| INSTRUCTIONS FOR THE TASK |
Give again only the lines running from the one with "Give me the seaborn" through the one with "plt.rcParams['font.family'] = ['DejaVu Sans']", inclusive. Omit every picture.

+++ PROVIDED RECORDS

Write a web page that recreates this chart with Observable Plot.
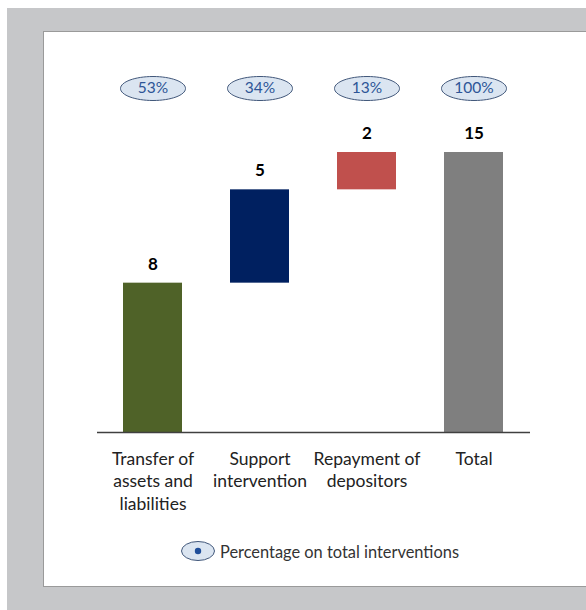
<!DOCTYPE html>
<html><head><meta charset="utf-8">
<script src="https://cdn.jsdelivr.net/npm/d3@7"></script>
<script src="https://cdn.jsdelivr.net/npm/@observablehq/plot@0.6"></script>
<style>
html,body{margin:0;padding:0;background:#fff;width:586px;height:610px;overflow:hidden;font-family:Lato,"Open Sans",sans-serif;}
#bg{position:absolute;left:7px;top:8px;width:579px;height:602px;background:#c6c7c9;}
#panel{position:absolute;left:43px;top:31px;width:560px;height:554px;background:#fff;border:1px solid #9a9a9a;}
#chart{position:absolute;left:0;top:0;}
#legend{position:absolute;left:180px;top:540px;display:flex;align-items:center;font-size:16.4px;color:#333;}
#legend svg{margin-right:4px;}
</style></head>
<body>
<div id="bg"></div><div id="panel"></div>
<div id="chart"></div>
<div id="legend"><svg width="36" height="22"><ellipse cx="18" cy="11" rx="16.5" ry="9.5" fill="#dbe5f1" stroke="#41577a" stroke-width="1"/><circle cx="18" cy="11" r="3.2" fill="#1f4e9a"/></svg><span>Percentage on total interventions</span></div>
<script>
const categories = ["Transfer", "Support", "Repayment", "Total"];
const tickLabels = ["Transfer of\nassets and\nliabilities", "Support\nintervention", "Repayment of\ndepositors", "Total"];
const values = [8, 5, 2, 15];
const percentages = ["53%", "34%", "13%", "100%"];
const isTotal = [false, false, false, true];
const colors = ["#4f6228", "#002060", "#c0504d", "#7f7f7f"];

let run = 0;
const data = categories.map((c, i) => {
  let y1, y2;
  if (isTotal[i]) { y1 = 0; y2 = values[i]; }
  else { y1 = run; y2 = run + values[i]; run = y2; }
  return {cat: c, label: tickLabels[i], value: values[i], pct: percentages[i], y1, y2, color: colors[i]};
});

const ellipse = {
  draw(ctx) {
    const rx = 32.5, ry = 12, k = 0.5523;
    ctx.moveTo(rx, 0);
    ctx.bezierCurveTo(rx, ry * k, rx * k, ry, 0, ry);
    ctx.bezierCurveTo(-rx * k, ry, -rx, ry * k, -rx, 0);
    ctx.bezierCurveTo(-rx, -ry * k, -rx * k, -ry, 0, -ry);
    ctx.bezierCurveTo(rx * k, -ry, rx, -ry * k, rx, 0);
    ctx.closePath();
  }
};

const chart = Plot.plot({
  width: 586, height: 530,
  marginTop: 152, marginBottom: 98, marginLeft: 97, marginRight: 56,
  style: {background: "transparent", fontFamily: "Lato, 'Open Sans', sans-serif"},
  x: {domain: categories, paddingInner: 0.444, paddingOuter: 0.232, axis: null},
  y: {domain: [0, 15], axis: null},
  marks: [
    Plot.barY(data, {x: "cat", y1: "y1", y2: "y2", fill: "color"}),
    Plot.ruleY([0], {stroke: "#404040", strokeWidth: 1.3}),
    Plot.text(data, {x: "cat", y: "y2", text: d => String(d.value), dy: -19, fontSize: 17, fontWeight: "bold", fill: "#000"}),
    Plot.dot(data, {x: "cat", frameAnchor: "top", dy: -64, symbol: ellipse, r: 5, fill: "#dbe5f1", stroke: "#41577a", strokeWidth: 1}),
    Plot.text(data, {x: "cat", frameAnchor: "top", lineAnchor: "middle", dy: -64, text: "pct", fontSize: 15.5, fill: "#2e5597"}),
    Plot.text(data, {x: "cat", frameAnchor: "bottom", dy: 16, lineAnchor: "top", lineHeight: 1.3, text: "label", fontSize: 17.5, fill: "#222"})
  ]
});
document.getElementById("chart").appendChild(chart);
</script>
</body></html>
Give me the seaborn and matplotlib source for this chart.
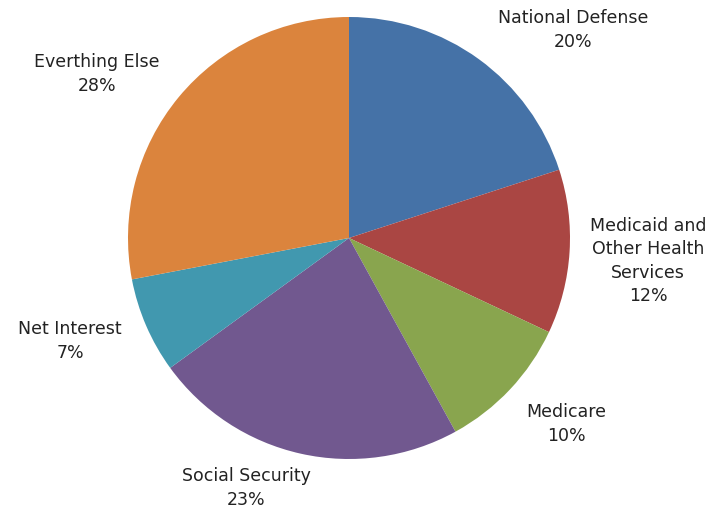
import matplotlib
matplotlib.use("Agg")
import matplotlib.pyplot as plt
import seaborn as sns

categories = ["National Defense", "Medicaid and\nOther Health\nServices", "Medicare",
              "Social Security", "Net Interest", "Everthing Else"]
values = [20, 12, 10, 23, 7, 28]
colors = ["#4572A7", "#AA4643", "#89A54E", "#71588F", "#4198AF", "#DB843D"]
# label centres in pixel coordinates (x, y from top)
label_pos = [(573, 30), (648, 261), (566, 424), (246, 488), (70, 341), (97, 74)]

sns.set_theme(style="white")
plt.rcParams['font.family'] = ['DejaVu Sans']

W, H = 714, 510
fig = plt.figure(figsize=(W / 100, H / 100), dpi=100)
ax = fig.add_axes([0, 0, 1, 1])

cx, cy, r = 349, H - 239, 221
ax.pie(values, colors=colors, startangle=90, counterclock=False,
       center=(cx, cy), radius=r, frame=True,
       wedgeprops=dict(linewidth=0, antialiased=True))
ax.set_xlim(0, W)
ax.set_ylim(0, H)
ax.set_aspect("equal")
ax.axis("off")

for cat, v, (px, py) in zip(categories, values, label_pos):
    ax.text(px, H - py, f"{cat}\n{v}%", ha="center", va="center",
            fontsize=12.5, color="#222222", linespacing=1.4)

fig.savefig("out.png", dpi=100)
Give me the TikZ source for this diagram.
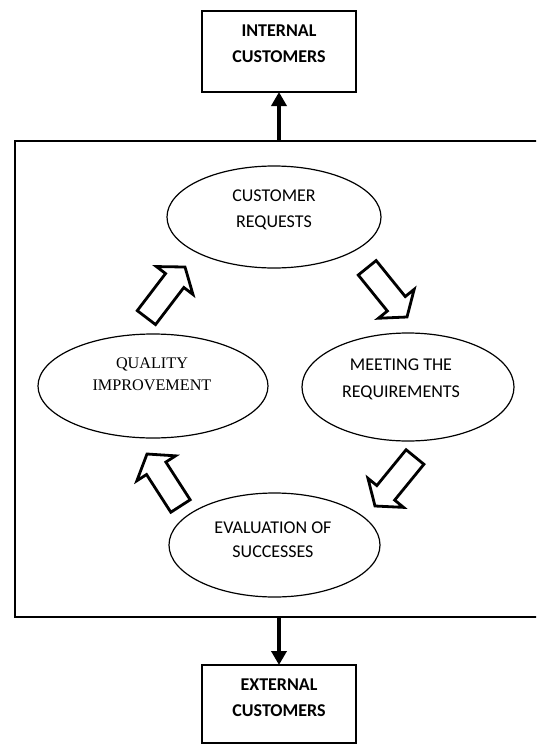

++++++

| EXERCISE RESPONSE |
Give me the seaborn and matplotlib source for this chart.
import matplotlib
matplotlib.use("Agg")
import matplotlib.pyplot as plt
import seaborn as sns

categories = ["National Defense", "Medicaid and\nOther Health\nServices", "Medicare",
              "Social Security", "Net Interest", "Everthing Else"]
values = [20, 12, 10, 23, 7, 28]
colors = ["#4572A7", "#AA4643", "#89A54E", "#71588F", "#4198AF", "#DB843D"]
# label centres in pixel coordinates (x, y from top)
label_pos = [(573, 30), (648, 261), (566, 424), (246, 488), (70, 341), (97, 74)]

sns.set_theme(style="white")
plt.rcParams['font.family'] = ['DejaVu Sans']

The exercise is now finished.